● Problem details:
With the images removed, repeat the data below exactly.

● Material:
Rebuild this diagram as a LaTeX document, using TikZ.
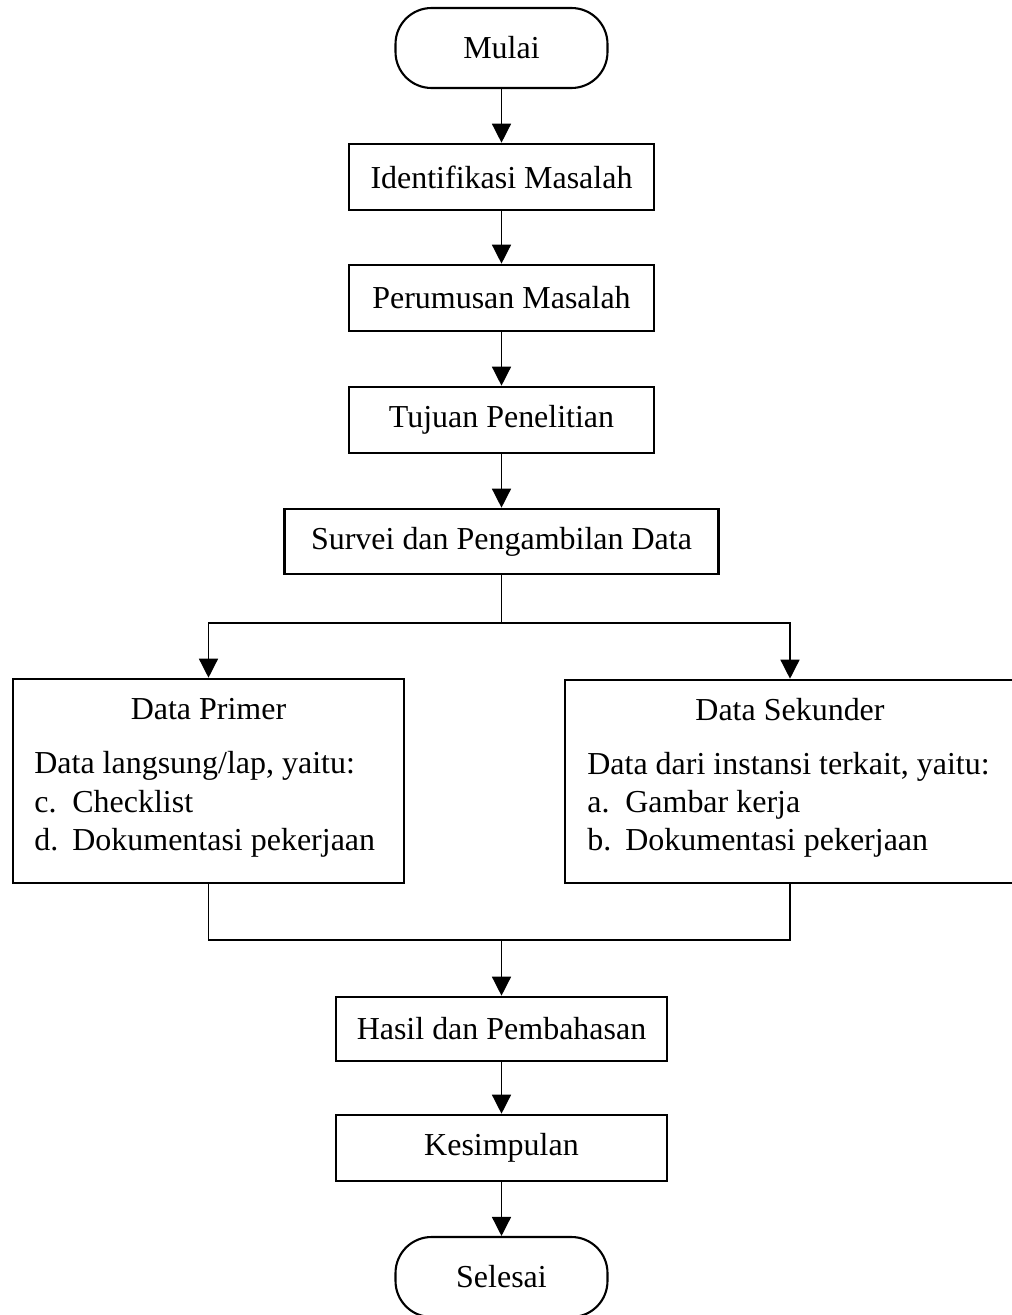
\documentclass[tikz,border=0pt]{standalone}
\usepackage{fontspec}
\setmainfont{Liberation Serif}
\usetikzlibrary{arrows.meta}
\begin{document}
\begin{tikzpicture}[x=0.02cm,y=-0.02cm,
  font=\fontsize{18.2}{22}\selectfont,
  box/.style={draw, line width=1.5pt, inner sep=0pt},
  term/.style={draw, line width=1.2pt, rounded corners=0.72cm, inner sep=0pt, minimum width=4.24cm, minimum height=1.6cm},
  conn/.style={line width=0.8pt},
  arr/.style={conn, -{Triangle[length=0.38cm,width=0.38cm]}},
  txt/.style={inner sep=0pt, anchor=base west},
  ttl/.style={inner sep=0pt, anchor=base},
]
\useasboundingbox (0,0) rectangle (1011,1315);
\node[term] (mulai) at (501.5,48) {Mulai};
\node[box, minimum width=6.1cm, minimum height=1.32cm] (idm) at (501.5,177) {Identifikasi Masalah};
\node[box, minimum width=6.1cm, minimum height=1.32cm] (prm) at (501.5,298) {Perumusan Masalah};
\node[box, minimum width=6.1cm, minimum height=1.32cm] (tuj) at (501.5,420) {Tujuan Penelitian};
\node[box, minimum width=8.68cm, minimum height=1.3cm] (srv) at (501.5,541.5) {Survei dan Pengambilan Data};
\node[box, minimum width=7.82cm, minimum height=4.08cm] (dp) at (208.5,781) {};
\node[box, minimum width=9.0cm, minimum height=4.06cm] (ds) at (790,781.5) {};
\node[ttl] (dpt) at (208.5,719) {Data Primer};
\node[txt] (dp1) at (34,773) {Data langsung/lap, yaitu:};
\node[txt] (dp2) at (34,812) {\makebox[0.76cm][l]{c.}Checklist};
\node[txt] (dp3) at (34,850) {\makebox[0.76cm][l]{d.}Dokumentasi pekerjaan};
\node[ttl] (dst) at (790,720) {Data Sekunder};
\node[txt] (ds1) at (587,774) {Data dari instansi terkait, yaitu:};
\node[txt] (ds2) at (587,812) {\makebox[0.76cm][l]{a.}Gambar kerja};
\node[txt] (ds3) at (587,850) {\makebox[0.76cm][l]{b.}Dokumentasi pekerjaan};
\node[box, minimum width=6.62cm, minimum height=1.28cm] (hsl) at (501.5,1029) {Hasil dan Pembahasan};
\node[box, minimum width=6.62cm, minimum height=1.32cm] (ksp) at (501.5,1148) {Kesimpulan};
\node[term] (sls) at (501.5,1277) {Selesai};
\coordinate (split) at (501.5,623);
\coordinate (join) at (501.5,940);
\draw[arr] (mulai) -- (idm);
\draw[arr] (idm) -- (prm);
\draw[arr] (prm) -- (tuj);
\draw[arr] (tuj) -- (srv);
\draw[conn] (srv) -- (split);
\draw[arr] (split) -| (dp);
\draw[arr] (split) -| (ds);
\draw[conn] (dp) |- (join);
\draw[conn] (ds) |- (join);
\draw[arr] (join) -- (hsl);
\draw[arr] (hsl) -- (ksp);
\draw[arr] (ksp) -- (sls);
\end{tikzpicture}
\end{document}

● Solution below:
Rebuild this diagram as a LaTeX document, using TikZ.
\documentclass[tikz,border=0pt]{standalone}
\usepackage{fontspec}
\setmainfont{Liberation Serif}
\usetikzlibrary{arrows.meta}
\begin{document}
\begin{tikzpicture}[x=0.02cm,y=-0.02cm,
  font=\fontsize{18.2}{22}\selectfont,
  box/.style={draw, line width=1.5pt, inner sep=0pt},
  term/.style={draw, line width=1.2pt, rounded corners=0.72cm, inner sep=0pt, minimum width=4.24cm, minimum height=1.6cm},
  conn/.style={line width=0.8pt},
  arr/.style={conn, -{Triangle[length=0.38cm,width=0.38cm]}},
  txt/.style={inner sep=0pt, anchor=base west},
  ttl/.style={inner sep=0pt, anchor=base},
]
\useasboundingbox (0,0) rectangle (1011,1315);
\node[term] (mulai) at (501.5,48) {Mulai};
\node[box, minimum width=6.1cm, minimum height=1.32cm] (idm) at (501.5,177) {Identifikasi Masalah};
\node[box, minimum width=6.1cm, minimum height=1.32cm] (prm) at (501.5,298) {Perumusan Masalah};
\node[box, minimum width=6.1cm, minimum height=1.32cm] (tuj) at (501.5,420) {Tujuan Penelitian};
\node[box, minimum width=8.68cm, minimum height=1.3cm] (srv) at (501.5,541.5) {Survei dan Pengambilan Data};
\node[box, minimum width=7.82cm, minimum height=4.08cm] (dp) at (208.5,781) {};
\node[box, minimum width=9.0cm, minimum height=4.06cm] (ds) at (790,781.5) {};
\node[ttl] (dpt) at (208.5,719) {Data Primer};
\node[txt] (dp1) at (34,773) {Data langsung/lap, yaitu:};
\node[txt] (dp2) at (34,812) {\makebox[0.76cm][l]{c.}Checklist};
\node[txt] (dp3) at (34,850) {\makebox[0.76cm][l]{d.}Dokumentasi pekerjaan};
\node[ttl] (dst) at (790,720) {Data Sekunder};
\node[txt] (ds1) at (587,774) {Data dari instansi terkait, yaitu:};
\node[txt] (ds2) at (587,812) {\makebox[0.76cm][l]{a.}Gambar kerja};
\node[txt] (ds3) at (587,850) {\makebox[0.76cm][l]{b.}Dokumentasi pekerjaan};
\node[box, minimum width=6.62cm, minimum height=1.28cm] (hsl) at (501.5,1029) {Hasil dan Pembahasan};
\node[box, minimum width=6.62cm, minimum height=1.32cm] (ksp) at (501.5,1148) {Kesimpulan};
\node[term] (sls) at (501.5,1277) {Selesai};
\coordinate (split) at (501.5,623);
\coordinate (join) at (501.5,940);
\draw[arr] (mulai) -- (idm);
\draw[arr] (idm) -- (prm);
\draw[arr] (prm) -- (tuj);
\draw[arr] (tuj) -- (srv);
\draw[conn] (srv) -- (split);
\draw[arr] (split) -| (dp);
\draw[arr] (split) -| (ds);
\draw[conn] (dp) |- (join);
\draw[conn] (ds) |- (join);
\draw[arr] (join) -- (hsl);
\draw[arr] (hsl) -- (ksp);
\draw[arr] (ksp) -- (sls);
\end{tikzpicture}
\end{document}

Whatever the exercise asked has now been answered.